(SET EXERCISE): Return all lines from the listing below in which the string "page" occurs.

(SUPPLIED DATA):
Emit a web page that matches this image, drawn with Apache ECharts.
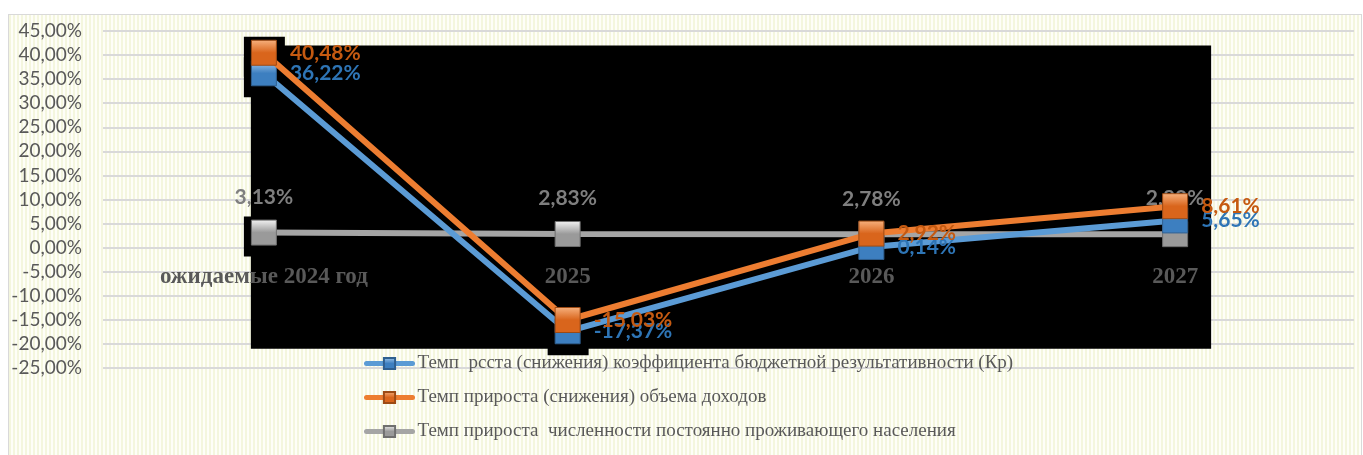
<!DOCTYPE html>
<html><head><meta charset="utf-8">
<script src="https://cdn.jsdelivr.net/npm/echarts@6/dist/echarts.min.js"></script>
<style>
html,body{margin:0;padding:0;background:#fff;overflow:hidden;}
#frame{position:absolute;left:8px;top:14px;width:1352px;height:450px;border:1.5px solid #d9d9d9;
background:repeating-linear-gradient(90deg,#f4f6de 0px,#f4f6de 2px,#fefef8 2px,#fefef8 4px);}
#chart{position:absolute;left:0;top:0;width:1363px;height:455px;}
</style></head><body>
<div id="frame"></div><div id="chart"></div>
<script>
const categories = ['ожидаемые 2024 год', '2025', '2026', '2027'];
const blueValues = [36.22, -17.37, 0.14, 5.65];
const orangeValues = [40.48, -15.03, 2.92, 8.61];
const grayValues = [3.13, 2.83, 2.78, 2.80];
const seriesNames = [
  'Темп  рсста (снижения) коэффициента бюджетной результативности (Кр)',
  'Темп прироста (снижения) объема доходов',
  'Темп прироста  численности постоянно проживающего населения'
];
const yMin = -25, yMax = 45, yStep = 5;

const fmt = v => v.toFixed(2).replace('.', ',') + '%';
const grad = (a, b) => ({type:'linear', x:0, y:0, x2:0, y2:1, colorStops:[{offset:0,color:a},{offset:0.5,color:b},{offset:1,color:b}]});

function mkSeries(name, data, lineColor, fillA, fillB, border, labelColor, pos, z) {
  return {
    name, type:'line', data, xAxisIndex:0, yAxisIndex:0, z,
    symbol:'rect', symbolSize:25,
    lineStyle:{width:6, color:lineColor},
    itemStyle:{color:grad(fillA, fillB), borderColor:border, borderWidth:1},
    label:{show:true, position:pos, distance: pos==='top' ? 12 : 13, formatter:p=>fmt(p.value),
      color:labelColor, fontFamily:'Lato', fontWeight:'bold', fontSize:21},
    emphasis:{disabled:true}, animation:false
  };
}

const chart = echarts.init(document.getElementById('chart'), null, {renderer:'canvas'});
chart.setOption({
  backgroundColor:'transparent',
  animation:false,
  grid:[
    {left:112, right:36, top:31, bottom:87},
    {left:103, right:9, top:31, bottom:87}
  ],
  xAxis:[
    {type:'category', gridIndex:0, data:categories, boundaryGap:true, z:5, offset:0,
     axisLine:{show:false, onZero:false}, axisTick:{show:false},
     axisLabel:{margin:18, color:'#595959', fontFamily:'Liberation Serif', fontWeight:'bold', fontSize:23, interval:0}},
    {type:'category', gridIndex:1, data:categories, show:false}
  ],
  yAxis:[
    {type:'value', gridIndex:0, min:yMin, max:yMax, interval:yStep, show:true,
     axisLine:{show:false}, axisTick:{show:false}, axisLabel:{show:false}, splitLine:{show:false}},
    {type:'value', gridIndex:1, min:yMin, max:yMax, interval:yStep,
     axisLine:{show:false}, axisTick:{show:false},
     axisLabel:{margin:21, formatter:v=>fmt(v), color:'#595959', fontFamily:'Lato', fontSize:19},
     splitLine:{lineStyle:{color:'#d9d9d9', width:2}}}
  ],
  legend:{
    orient:'vertical', left:359, top:349, itemWidth:46, itemHeight:14, itemGap:15,
    selectedMode:false,
    lineStyle:{width:5, cap:'round'},
    textStyle:{color:'#595959', fontFamily:'Liberation Serif', fontSize:19},
    data:seriesNames
  },
  series:[
    mkSeries(seriesNames[0], blueValues, '#5b9bd5', '#a9cdef', '#3d7fc0', '#2f5f8f', '#2e75b6', 'right', 3),
    mkSeries(seriesNames[1], orangeValues, '#ed7d31', '#f7b27f', '#d9651c', '#9c4a14', '#c55a11', 'right', 4),
    mkSeries(seriesNames[2], grayValues, '#a5a5a5', '#f4f4f4', '#9a9a9a', '#6f6f6f', '#7f7f7f', 'top', 2)
  ]
});

const px = (i, v) => chart.convertToPixel({gridIndex:0}, [i, v]);
// category labels sit next to the zero line (as Excel draws them)
const zeroOffset = px(0, 0)[1] - px(0, yMin)[1];

// black backdrop (as in the reference picture), placed through the axes' own scales
const tl = px(0, 42), br = px(categories.length - 1, -21);
const els = [{type:'rect', z:1, silent:true,
  shape:{x:tl[0]-13, y:tl[1], width:(br[0]+36)-(tl[0]-13), height:br[1]-tl[1]},
  style:{fill:'#000'}}];
[blueValues, orangeValues, grayValues].forEach(arr => arr.forEach((v, i) => {
  const p = px(i, v);
  els.push({type:'rect', z:1, silent:true, shape:{x:p[0]-20, y:p[1]-16, width:41, height:40}, style:{fill:'#000'}});
}));
chart.setOption({graphic:els, xAxis:[{offset:zeroOffset}, {}]});
</script>
</body></html>
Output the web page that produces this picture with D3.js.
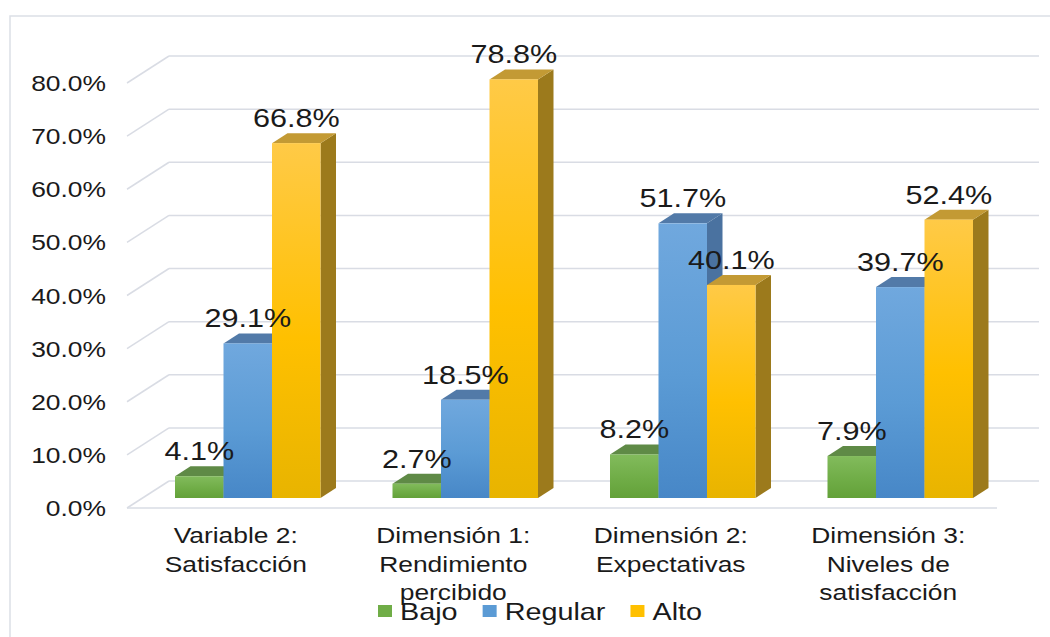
<!DOCTYPE html>
<html>
<head>
<meta charset="utf-8">
<script src="https://cdn.jsdelivr.net/npm/d3@7"></script>
<style>
  body { margin: 0; background: #fff; }
  svg { display: block; font-family: "Liberation Sans", Arial, sans-serif; }
  text { fill: #1a1a1a; }
</style>
</head>
<body>
<script>
// chart values
const categories = ["Variable 2: Satisfacción", "Dimensión 1: Rendimiento percibido", "Dimensión 2: Expectativas", "Dimensión 3: Niveles de satisfacción"];
const categoryLines = [["Variable 2:", "Satisfacción"], ["Dimensión 1:", "Rendimiento", "percibido"], ["Dimensión 2:", "Expectativas"], ["Dimensión 3:", "Niveles de", "satisfacción"]];
const series = ["Bajo", "Regular", "Alto"];
const bajo = [4.1, 2.7, 8.2, 7.9];
const regular = [29.1, 18.5, 51.7, 39.7];
const alto = [66.8, 78.8, 40.1, 52.4];
const yTicks = [0, 10, 20, 30, 40, 50, 60, 70, 80];

const W = 1050, H = 637;
const SX = 1.2;                     // the original picture is stretched sideways
const depth = {dx: 42, dy: -27};    // full depth of the 3d box
const barShift = {dx: 15.5, dy: -10}; // where the bars stand inside the depth
const barDepth = {dx: 15.5, dy: -10};

const colors = {
  Bajo:    {top: "#82bb5c", mid: "#70ad47", bot: "#63a139", side: "#4f7a30", cap: "#5f8a46"},
  Regular: {top: "#70a8de", mid: "#5b9bd5", bot: "#4787c7", side: "#4a72a0", cap: "#527aa8"},
  Alto:    {top: "#ffca47", mid: "#ffc000", bot: "#e8b400", side: "#9c7a1c", cap: "#c39a34"}
};

const values = {Bajo: bajo, Regular: regular, Alto: alto};

const svg = d3.select("body").append("svg").attr("width", W).attr("height", H);

// gradients for the bar faces
const defs = svg.append("defs");
series.forEach(s => {
  const g = defs.append("linearGradient").attr("id", "g" + s).attr("x1", 0).attr("y1", 0).attr("x2", 0).attr("y2", 1);
  g.append("stop").attr("offset", "0%").attr("stop-color", colors[s].top);
  g.append("stop").attr("offset", "55%").attr("stop-color", colors[s].mid);
  g.append("stop").attr("offset", "100%").attr("stop-color", colors[s].bot);
});

// chart border
svg.append("rect").attr("x", 10).attr("y", 16).attr("width", 1100).attr("height", 700)
  .attr("fill", "none").attr("stroke", "#dcdfe6").attr("stroke-width", 1.5);

const x = d3.scaleBand().domain(categories).range([127, 997]);
const y = d3.scaleLinear().domain([0, 80]).range([508, 83]);
const xs = d3.scaleBand().domain(series).range([0, 145.5]);

function stext(g, px, py, str, size, anchor) {
  return g.append("text")
    .attr("transform", `translate(${px},${py}) scale(${SX},1)`)
    .attr("text-anchor", anchor)
    .style("font-size", size + "px")
    .text(str);
}

// walls / gridlines
const grid = svg.append("g").attr("stroke", "#d9dce4").attr("stroke-width", 1.5).attr("fill", "none");
yTicks.forEach(t => {
  const yy = y(t);
  grid.append("line").attr("x1", 127).attr("y1", yy).attr("x2", 127 + depth.dx).attr("y2", yy + depth.dy);
  grid.append("line").attr("x1", 127 + depth.dx).attr("y1", yy + depth.dy).attr("x2", 997 + depth.dx).attr("y2", yy + depth.dy);
});
grid.append("line").attr("x1", 127).attr("y1", y(0)).attr("x2", 997).attr("y2", y(0));

// y tick labels
const yAxis = svg.append("g");
yTicks.forEach(t => {
  stext(yAxis, 106, y(t) + 8, d3.format(".1f")(t) + "%", 22, "end");
});

// bars
const bars = svg.append("g");
const labels = svg.append("g");
categories.forEach((c, i) => {
  const gx = x(c) + 32.5 + barShift.dx;
  series.forEach(s => {
    const v = values[s][i];
    const x0 = gx + xs(s), x1 = x0 + xs.bandwidth();
    const base = y(0) + barShift.dy;
    const top = y(v) + barShift.dy;
    const dx = barDepth.dx, dy = barDepth.dy;
    // side face
    bars.append("path")
      .attr("d", `M${x1},${top}L${x1 + dx},${top + dy}L${x1 + dx},${base + dy}L${x1},${base}Z`)
      .attr("fill", colors[s].side);
    // top face
    bars.append("path")
      .attr("d", `M${x0},${top}L${x0 + dx},${top + dy}L${x1 + dx},${top + dy}L${x1},${top}Z`)
      .attr("fill", colors[s].cap);
    // front face
    bars.append("rect")
      .attr("x", x0).attr("y", top).attr("width", x1 - x0).attr("height", base - top)
      .attr("fill", `url(#g${s})`);
    stext(labels, (x0 + x1) / 2, top - 16, d3.format(".1f")(v) + "%", 25.5, "middle");
  });
});

// category labels
const xAxis = svg.append("g");
categories.forEach((c, i) => {
  categoryLines[i].forEach((ln, k) => {
    stext(xAxis, x(c) + x.bandwidth() / 2, 543 + k * 28.5, ln, 22, "middle");
  });
});

// legend
const legend = svg.append("g");
let lx = 378;
series.forEach(s => {
  legend.append("rect").attr("x", lx).attr("y", 605).attr("width", 14).attr("height", 12)
    .attr("fill", colors[s].mid);
  const t = stext(legend, lx + 22, 620, s, 24, "start");
  lx += 22 + t.node().getComputedTextLength() * SX + 25;
});
</script>
</body>
</html>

(COMPLETE RESPONSE):
Emit a web page that matches this image, drawn with Apache ECharts.
Output the web page that produces this picture with D3.js.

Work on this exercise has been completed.